Two runs in the 6th inning gave the Bulls some insurance. With one out, 1B Wes Banskston and 2B Elliot Johnson each hit solo homers, and that was all for John Van Benschoten. Newcomer Dave Davidson came in from the bullpen to relieve Van Benschoten, and he got a ground out, gave up a single, and got another ground out to end the inning.
Davidson pitched a scoreless 7th and Jonah Bayliss pitched a perfect 8th inning, to wrap things up for the Tribe.
Jae Soo dominated the Indians’ batters, giving up only those 5 hits, no walks, and striking out 4. 2B Don Kelly led off the game with a single, but he was picked off first base. Kelly also singled to lead off the 6th inning. That time he was erased on a fielder’s choice force out by SS Brian Bixler, and Bixler was left stranded at the end of the inning. DH Luis Ordaz also had two singles.
The Indians’ biggest threat to Soo came in the 5th inning. 3B Neil Walker was hit by a pitch, and CF Andrew McCutchen lined a single into right field. 1B Brad Eldred flied out, but not deep enough for the runners to move up a base. Luis Ordaz slapped a grounder through the hole and into left field, and Walker rounded third base and was sent home. The throw from LF Jon Weber to C Raul Casanova was a bit up the line, but Casanova was able to tag Walker on the upper body (shoulder? hard to tell) before his foot slid across the plate.
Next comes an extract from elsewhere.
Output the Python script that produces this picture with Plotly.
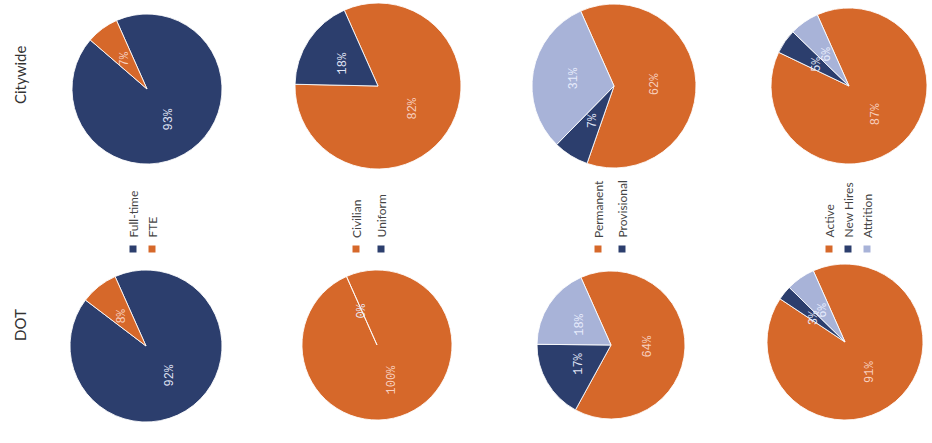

C David Parrish struck out, and the inning was over.
Reliever Jay Witasick relieved Soo in the 8th inning. He finished the 8th and then threw a perfect 9th inning, striking out one.
Indians’ hitting gem of the game: Luis Ordaz had two hits, including the clutch hit in the 5th inning, with two men on base. LF Jon Weber’s throw was not perfect, but if it had been more on target, Neil Walker might have scored, and if Weber’s throw had been worse, Walker would have scored.
In order to make room on the roster for newcomers Andrew McCutchen, Neil Walker, and Dave Davidson, the Indians needed to move three players off the active roster:
INF Russ Johnson was activated off the disabled list and reassigned to Altoona.
OF Luis Matos, OF Chris Aguila, and RHP Mark Corey were placed on the disabled list.